Wiseman's opinion states that provisions in state law that allow “disparate treatment of non-Oklahoma versus ‘Oklahoma' entities in regard to the sale of real or personal property located in Oklahoma of the kind involved in the present controversy are unconstitutional and cannot be upheld.”
The appellate court ruled in January that the capital gains deduction, which took effect Jan. 1, 2006, violates the commerce clause of the U.S. Constitution.
The court, in a 3-0 ruling, reversed an opinion by the state Tax Commission, which denied an appeal from CDR System stating it also should have received the deduction. Capital gains include money from the sale of real estate, stocks or personal property.

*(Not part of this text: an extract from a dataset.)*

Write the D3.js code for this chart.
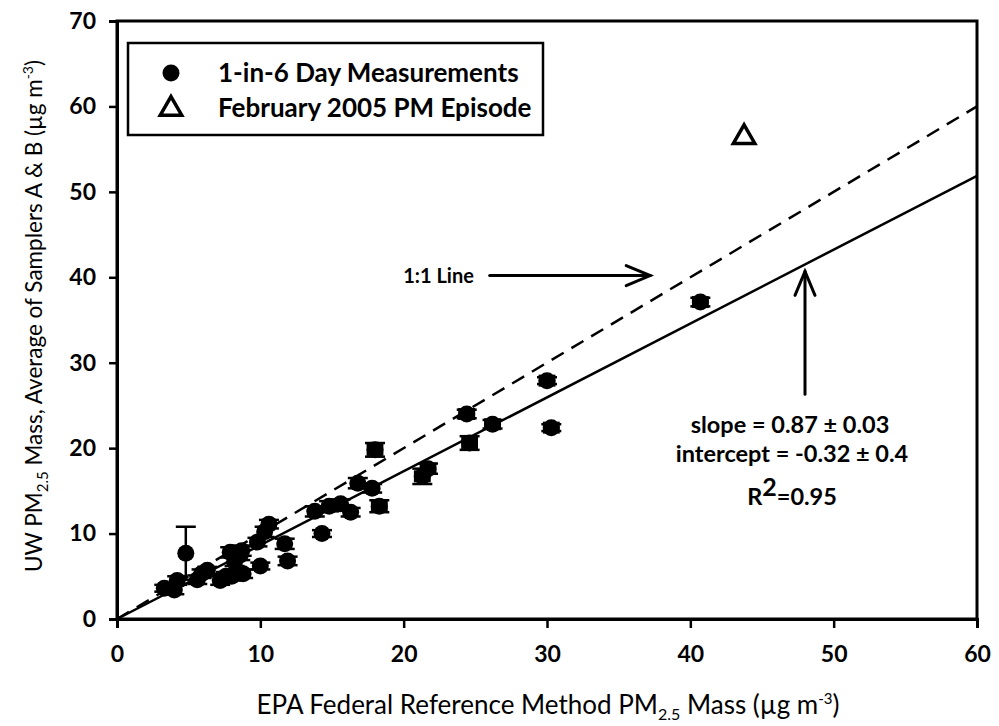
<!DOCTYPE html>
<html><head><meta charset="utf-8">
<script src="https://cdn.jsdelivr.net/npm/d3@7"></script>
<style>body{margin:0;background:#fff}svg{display:block}text{font-family:Lato,"Open Sans",sans-serif}</style>
</head><body>
<script>
// Data (EPA FRM PM2.5 vs UW PM2.5 average of samplers A & B)
const frmX = [3.3,4.0,4.2,4.8,5.6,5.9,6.3,7.2,7.6,7.9,8.2,8.6,8.8,8.0,8.7,10.0,9.8,10.3,10.6,11.7,11.9,13.8,14.3,14.8,15.6,16.3,16.8,17.8,18.0,18.3,21.3,21.7,24.4,24.6,26.2,30.0,30.3,40.7];
const uwY  = [3.6,3.4,4.5,7.7,4.6,5.3,5.7,4.5,5.0,7.8,6.7,7.5,5.3,5.0,8.0,6.2,9.0,10.2,11.1,8.8,6.8,12.6,10.0,13.2,13.5,12.5,15.9,15.3,19.8,13.2,16.7,17.6,24.0,20.6,22.8,27.9,22.4,37.1];
const yErr = [0.4,0.5,0.5,3.1,0.5,0.5,0.4,0.5,0.5,0.6,0.5,0.6,0.5,0.5,0.6,0.4,0.5,0.6,0.5,0.6,0.5,0.6,0.4,0.6,0.5,0.5,0.6,0.5,0.8,0.7,0.9,0.6,0.5,0.8,0.5,0.4,0.4,0.5];
const xErr = [0.3,0.3,0.3,0.3,0.3,0.3,0.3,0.3,0.3,0.3,0.3,0.3,0.3,0.3,0.3,0.3,0.3,0.3,0.3,0.3,0.3,0.3,0.3,0.3,0.3,0.3,0.3,0.3,0.5,0.5,0.5,0.5,0.5,0.5,0.5,0.5,0.5,0.5];
const episodeX = [43.75];
const episodeY = [56.4];
const xTicks = [0,10,20,30,40,50,60];
const yTicks = [0,10,20,30,40,50,60,70];
const fitSlope = 0.87, fitIntercept = -0.32;
const legendLabels = ["1-in-6 Day Measurements","February 2005 PM Episode"];
const statLines = ["slope = 0.87 \u00B1 0.03","intercept = -0.32 \u00B1 0.4"];

const W = 999, H = 726;
const svg = d3.select("body").append("svg").attr("width",W).attr("height",H);
const x = d3.scaleLinear().domain([0,60]).range([117,977]);
const y = d3.scaleLinear().domain([0,70]).range([619,21]);

// frame
svg.append("rect").attr("x",x(0)).attr("y",y(70)).attr("width",x(60)-x(0)).attr("height",y(0)-y(70))
  .attr("fill","none").attr("stroke","#000").attr("stroke-width",3);

// axes
const xa = svg.append("g").attr("transform",`translate(0,${y(0)})`)
  .call(d3.axisBottom(x).tickValues(xTicks).tickSize(9).tickPadding(18));
const ya = svg.append("g").attr("transform",`translate(${x(0)},0)`)
  .call(d3.axisLeft(y).tickValues(yTicks).tickSize(8).tickPadding(13));
[xa,ya].forEach(g=>{
  g.select(".domain").attr("stroke-width",3);
  g.selectAll(".tick line").attr("stroke-width",2.5);
  g.selectAll(".tick text").attr("font-size",23).attr("font-weight","bold").attr("fill","#000")
   .style("font-family","Lato,sans-serif");
});

// lines
svg.append("line").attr("x1",x(0)).attr("y1",y(0)).attr("x2",x(60)).attr("y2",y(60))
  .attr("stroke","#000").attr("stroke-width",2.5).attr("stroke-dasharray","14,9");
svg.append("line").attr("x1",x(0)).attr("y1",y(Math.max(0,fitIntercept))).attr("x2",x(60)).attr("y2",y(fitSlope*60+fitIntercept))
  .attr("stroke","#000").attr("stroke-width",2.5);

// error bars
const pts = frmX.map((v,i)=>({x:v,y:uwY[i],ex:xErr[i],ey:yErr[i]}));
const eb = svg.append("g").attr("stroke","#000").attr("stroke-width",2.5);
pts.forEach(p=>{
  eb.append("line").attr("x1",x(p.x)).attr("x2",x(p.x)).attr("y1",y(p.y-p.ey)).attr("y2",y(p.y+p.ey));
  [p.y-p.ey,p.y+p.ey].forEach(v=>eb.append("line").attr("x1",x(p.x)-10).attr("x2",x(p.x)+10).attr("y1",y(v)).attr("y2",y(v)));
  eb.append("line").attr("y1",y(p.y)).attr("y2",y(p.y)).attr("x1",x(p.x-p.ex)).attr("x2",x(p.x+p.ex));
  [p.x-p.ex,p.x+p.ex].forEach(v=>eb.append("line").attr("y1",y(p.y)-6).attr("y2",y(p.y)+6).attr("x1",x(v)).attr("x2",x(v)));
});
svg.append("g").selectAll("circle").data(pts).join("circle")
  .attr("cx",d=>x(d.x)).attr("cy",d=>y(d.y)).attr("r",8.5).attr("fill","#000");

// episode triangle
const tri = d3.symbol().type(d3.symbolTriangle).size(200);
svg.append("g").selectAll("path").data(episodeX).join("path")
  .attr("d",tri).attr("transform",(d,i)=>`translate(${x(d)},${y(episodeY[i])})`)
  .attr("fill","#fff").attr("stroke","#000").attr("stroke-width",3.5);

// legend
const lg = svg.append("g");
lg.append("rect").attr("x",128).attr("y",43).attr("width",415).attr("height",92)
  .attr("fill","#fff").attr("stroke","#000").attr("stroke-width",2.5);
lg.append("circle").attr("cx",171).attr("cy",73).attr("r",8.5).attr("fill","#000");
lg.append("path").attr("d",tri).attr("transform","translate(171,109)")
  .attr("fill","#fff").attr("stroke","#000").attr("stroke-width",3.5);
legendLabels.forEach((t,i)=>lg.append("text").attr("x",218).attr("y",82+i*35)
  .attr("font-size",26).attr("font-weight","bold").text(t));

// annotations
svg.append("text").attr("x",x(24.9)).attr("y",y(40.2)+7).attr("text-anchor","end")
  .attr("font-size",20).attr("font-weight","bold").text("1:1 Line");
const arr = svg.append("g").attr("stroke","#000").attr("stroke-width",3).attr("fill","none").attr("stroke-linecap","round");
arr.append("line").attr("x1",x(26.0)).attr("y1",y(40.2)).attr("x2",x(37.2)).attr("y2",y(40.2));
arr.append("path").attr("d",`M${x(37.2)-24},${y(40.2)-10} L${x(37.2)},${y(40.2)} L${x(37.2)-24},${y(40.2)+10}`);
arr.append("line").attr("x1",x(48)).attr("y1",y(26.3)).attr("x2",x(48)).attr("y2",y(40.7));
arr.append("path").attr("d",`M${x(48)-10},${y(40.7)+24} L${x(48)},${y(40.7)} L${x(48)+10},${y(40.7)+24}`);

const st = svg.append("g").attr("text-anchor","middle").attr("font-size",23.5).attr("font-weight","bold");
st.append("text").attr("x",790).attr("y",433).text(statLines[0]);
st.append("text").attr("x",792).attr("y",462).text(statLines[1]);
const r2 = st.append("text").attr("x",792).attr("y",505);
r2.append("tspan").text("R");
r2.append("tspan").attr("dy",-9).attr("font-size",25).text("2");
r2.append("tspan").attr("dy",9).text("=0.95");

// axis titles
const xt = svg.append("text").attr("x",548).attr("y",714).attr("text-anchor","middle").attr("font-size",26);
xt.append("tspan").text("EPA Federal Reference Method PM");
xt.append("tspan").attr("dy",6).attr("font-size",16).text("2.5");
xt.append("tspan").attr("dy",-6).text(" Mass (\u00B5g m");
xt.append("tspan").attr("dy",-10).attr("font-size",15).text("-3");
xt.append("tspan").attr("dy",10).text(")");

const yt = svg.append("text").attr("transform","translate(42,316) rotate(-90)").attr("text-anchor","middle").attr("font-size",22.5);
yt.append("tspan").text("UW PM");
yt.append("tspan").attr("dy",6).attr("font-size",15).text("2.5");
yt.append("tspan").attr("dy",-6).text(" Mass, Average of Samplers A & B (\u00B5g m");
yt.append("tspan").attr("dy",-9).attr("font-size",14).text("-3");
yt.append("tspan").attr("dy",9).text(")");
</script>
</body></html>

Oklahoma companies may claim the capital gain deduction if they own the assets being sold at least three years before the transaction. Out-of-state companies have to own the property for at least five years to claim the deduction, according to the law.
The appellate court found that the Oklahoma capital gains deduction discriminates against out-of-state companies because it affords state companies different treatment for similar taxable events.
CDR Systems Corp., formed in California with headquarters in Florida, claimed the Oklahoma capital gains deduction on its 2008 Oklahoma small business corporation income tax return. The company, which manufactured equipment for telephone, water and electric companies, had a facility in Waynoka.
CDR sold all of its assets to another company in 2008 and reported gains of $49.8 million. CDR claimed the Oklahoma capital gains deduction, resulting in an exclusion of $3.6 million from Oklahoma taxable income. The Tax Commission disallowed the deduction and CDR appealed.
Tax Commission attorneys argued the Legislature determined that having a company's primary headquarters in Oklahoma for at least three years amounted to a significant investment in the state that was sufficient to grant the deduction.